We study collisions of coherent structures in higher-order field-theoretic models, such as the ϕ8,ϕ10 and ϕ12 ones. The main distinguishing feature, of the example models considered herein, is that the collision arises due to the long-range interacting algebraic tails of these solitary waves. We extend the approach to suitably initialize the relevant kinks, in the additional presence of finite initial velocity, in order to minimize the dispersive wave radiation potentially created by their slow spatial decay. We find that, when suitably initialized, these models still feature the multi-bounce resonance windows earlier found in models in which the kinks bear exponential tails, such as the ϕ4 and ϕ6 field theories among others. Also present is the self-similar structure of the associated windows with three- and more-bounce windows at the edges of two- and lower-bounce ones.

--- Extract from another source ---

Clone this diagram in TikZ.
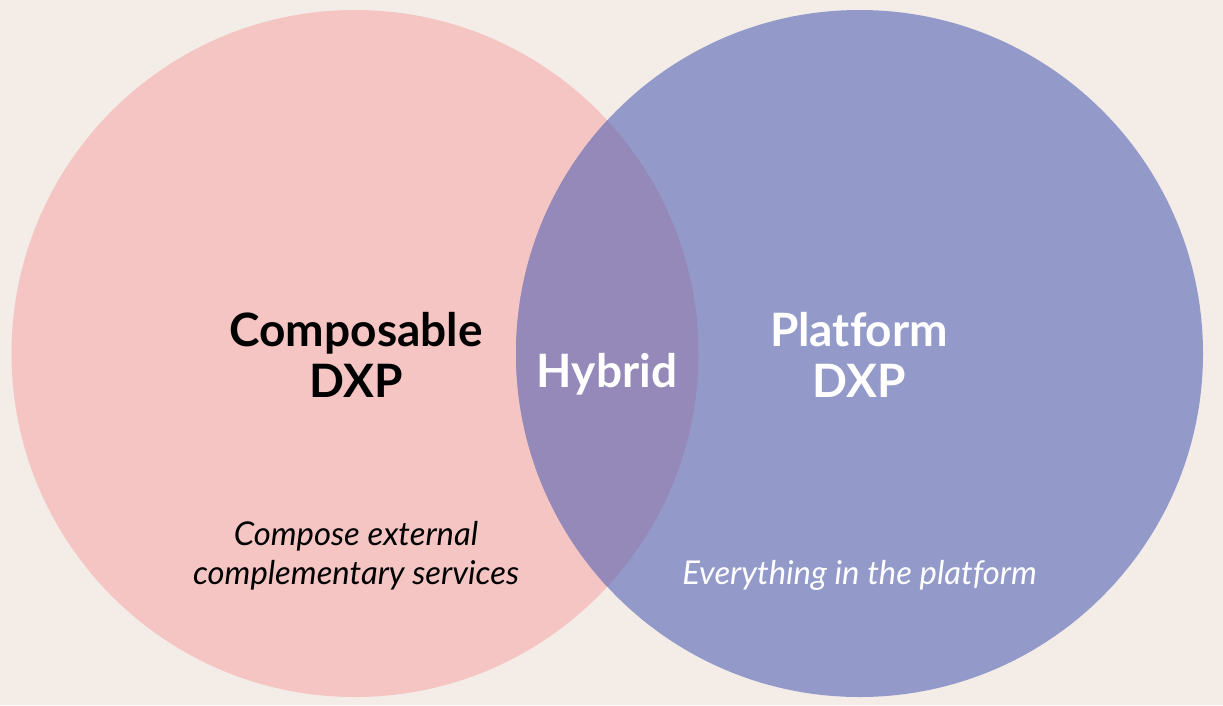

Moreover, phenomenological but highly accurate (and predictive), scaling relations are derived for the dependence of the time between consecutive collisions and, e.g., the difference in kinetic energy between the incoming one and the critical one for one-bounces. Such scalings are traced extensively over two-bounce collision windows throughout the three models, hinting at the possibility of an analytical theory in this direction.